- [Records to process]
□ □ □

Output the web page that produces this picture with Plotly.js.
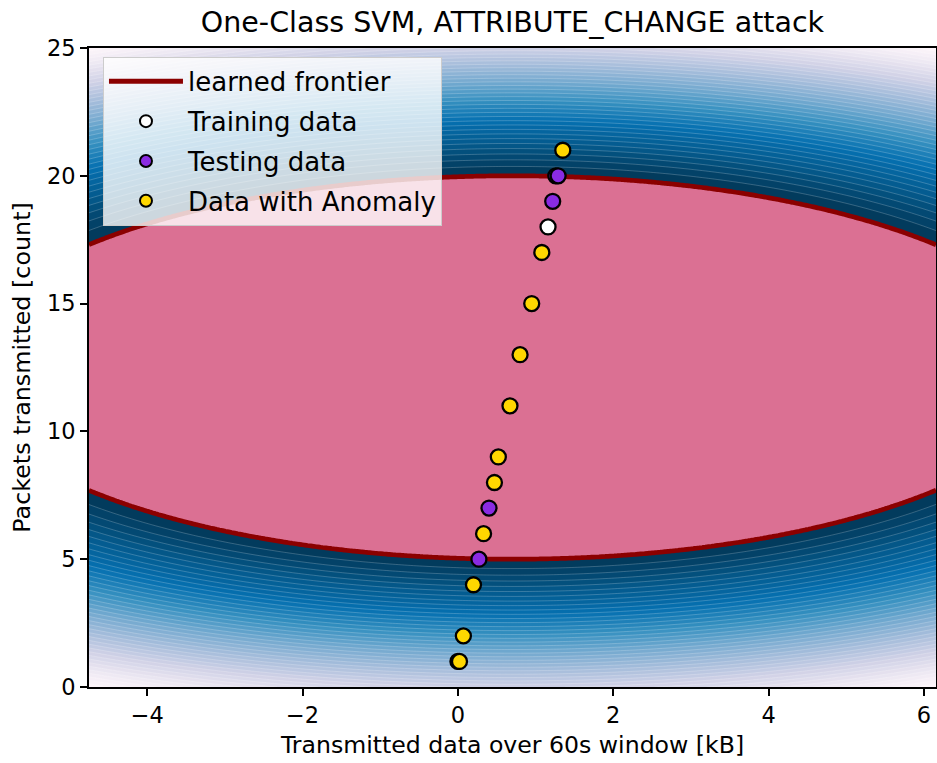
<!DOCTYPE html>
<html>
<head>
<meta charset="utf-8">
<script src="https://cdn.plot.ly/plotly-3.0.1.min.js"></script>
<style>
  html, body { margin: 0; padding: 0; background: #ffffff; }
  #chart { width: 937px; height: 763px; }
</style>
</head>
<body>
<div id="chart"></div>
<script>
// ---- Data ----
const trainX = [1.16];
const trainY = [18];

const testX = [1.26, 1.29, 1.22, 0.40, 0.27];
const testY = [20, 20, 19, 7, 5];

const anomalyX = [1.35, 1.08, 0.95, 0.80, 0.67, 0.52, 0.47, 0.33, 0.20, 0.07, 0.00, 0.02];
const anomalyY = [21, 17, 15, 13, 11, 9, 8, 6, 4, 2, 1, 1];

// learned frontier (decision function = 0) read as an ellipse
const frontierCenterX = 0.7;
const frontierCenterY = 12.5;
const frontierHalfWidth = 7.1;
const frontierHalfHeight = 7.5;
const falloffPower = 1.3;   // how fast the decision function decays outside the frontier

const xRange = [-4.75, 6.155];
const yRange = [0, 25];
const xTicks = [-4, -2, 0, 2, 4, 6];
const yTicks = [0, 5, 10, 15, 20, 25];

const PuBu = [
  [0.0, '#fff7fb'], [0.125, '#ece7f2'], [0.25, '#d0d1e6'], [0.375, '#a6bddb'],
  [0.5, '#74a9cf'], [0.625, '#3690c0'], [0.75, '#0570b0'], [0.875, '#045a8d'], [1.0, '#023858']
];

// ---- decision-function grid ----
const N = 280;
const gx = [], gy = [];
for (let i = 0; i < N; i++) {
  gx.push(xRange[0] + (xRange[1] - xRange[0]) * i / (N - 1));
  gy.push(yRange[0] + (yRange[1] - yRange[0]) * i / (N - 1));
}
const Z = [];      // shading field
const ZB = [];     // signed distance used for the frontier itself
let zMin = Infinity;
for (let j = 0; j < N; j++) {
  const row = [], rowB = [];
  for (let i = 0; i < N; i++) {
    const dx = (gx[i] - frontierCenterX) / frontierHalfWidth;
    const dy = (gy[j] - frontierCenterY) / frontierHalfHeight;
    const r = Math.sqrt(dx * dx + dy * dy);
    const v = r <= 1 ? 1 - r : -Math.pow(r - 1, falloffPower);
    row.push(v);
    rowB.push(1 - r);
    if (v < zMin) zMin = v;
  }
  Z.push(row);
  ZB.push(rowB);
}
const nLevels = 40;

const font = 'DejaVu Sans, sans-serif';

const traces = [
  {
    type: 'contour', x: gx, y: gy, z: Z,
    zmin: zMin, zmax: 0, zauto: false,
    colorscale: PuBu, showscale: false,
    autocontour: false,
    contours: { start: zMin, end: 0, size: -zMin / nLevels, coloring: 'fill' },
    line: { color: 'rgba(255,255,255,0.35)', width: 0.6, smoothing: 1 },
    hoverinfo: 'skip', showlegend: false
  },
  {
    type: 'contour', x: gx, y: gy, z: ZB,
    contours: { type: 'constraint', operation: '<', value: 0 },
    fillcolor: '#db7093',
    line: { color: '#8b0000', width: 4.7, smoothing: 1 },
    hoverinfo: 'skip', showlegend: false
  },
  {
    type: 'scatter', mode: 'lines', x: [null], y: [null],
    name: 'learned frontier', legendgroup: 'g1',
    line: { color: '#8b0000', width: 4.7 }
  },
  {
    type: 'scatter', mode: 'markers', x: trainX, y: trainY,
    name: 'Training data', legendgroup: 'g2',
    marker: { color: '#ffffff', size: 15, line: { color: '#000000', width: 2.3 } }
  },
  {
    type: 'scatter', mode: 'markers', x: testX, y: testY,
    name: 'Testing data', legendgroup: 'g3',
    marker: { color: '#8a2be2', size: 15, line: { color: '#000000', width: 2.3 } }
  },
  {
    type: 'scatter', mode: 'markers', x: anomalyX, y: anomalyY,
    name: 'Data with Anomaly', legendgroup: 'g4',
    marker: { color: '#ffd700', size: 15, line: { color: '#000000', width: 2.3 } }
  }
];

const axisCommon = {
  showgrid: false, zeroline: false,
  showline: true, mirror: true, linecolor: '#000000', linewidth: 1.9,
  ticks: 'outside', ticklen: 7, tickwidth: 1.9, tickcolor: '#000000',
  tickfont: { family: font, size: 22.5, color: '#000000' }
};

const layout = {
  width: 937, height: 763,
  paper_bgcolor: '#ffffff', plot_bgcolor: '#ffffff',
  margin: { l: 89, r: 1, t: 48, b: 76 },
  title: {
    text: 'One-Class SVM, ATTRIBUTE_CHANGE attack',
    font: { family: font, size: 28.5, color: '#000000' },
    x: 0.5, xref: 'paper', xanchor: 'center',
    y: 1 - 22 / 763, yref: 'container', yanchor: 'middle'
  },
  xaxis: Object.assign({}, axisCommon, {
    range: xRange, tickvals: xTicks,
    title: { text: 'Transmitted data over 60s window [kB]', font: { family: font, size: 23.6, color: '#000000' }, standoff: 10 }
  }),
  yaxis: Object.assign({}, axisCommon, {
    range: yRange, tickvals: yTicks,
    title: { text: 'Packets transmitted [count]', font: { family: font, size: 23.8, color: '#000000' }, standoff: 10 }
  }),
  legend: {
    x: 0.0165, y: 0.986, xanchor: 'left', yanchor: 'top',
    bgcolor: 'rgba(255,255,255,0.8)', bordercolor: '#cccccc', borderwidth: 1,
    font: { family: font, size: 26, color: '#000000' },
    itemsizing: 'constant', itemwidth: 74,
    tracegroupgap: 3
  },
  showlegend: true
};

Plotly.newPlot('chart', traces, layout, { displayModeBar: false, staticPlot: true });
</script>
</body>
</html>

□ □ □

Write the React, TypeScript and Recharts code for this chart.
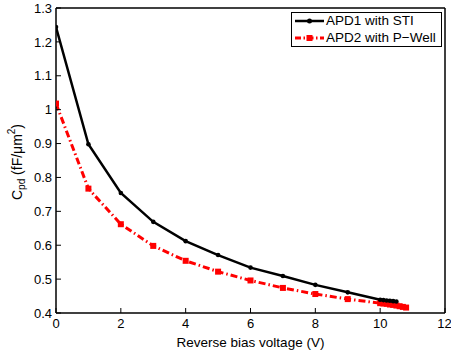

□ □ □

- [Stated goal] From the line that has "Output the web" through the line that has "6, 4, 2, 1, 1];", reproduce each line exactly as it stands and nothing else; do not include any pictures.

- [Correct output]
Output the web page that produces this picture with Plotly.js.
<!DOCTYPE html>
<html>
<head>
<meta charset="utf-8">
<script src="https://cdn.plot.ly/plotly-3.0.1.min.js"></script>
<style>
  html, body { margin: 0; padding: 0; background: #ffffff; }
  #chart { width: 937px; height: 763px; }
</style>
</head>
<body>
<div id="chart"></div>
<script>
// ---- Data ----
const trainX = [1.16];
const trainY = [18];

const testX = [1.26, 1.29, 1.22, 0.40, 0.27];
const testY = [20, 20, 19, 7, 5];

const anomalyX = [1.35, 1.08, 0.95, 0.80, 0.67, 0.52, 0.47, 0.33, 0.20, 0.07, 0.00, 0.02];
const anomalyY = [21, 17, 15, 13, 11, 9, 8, 6, 4, 2, 1, 1];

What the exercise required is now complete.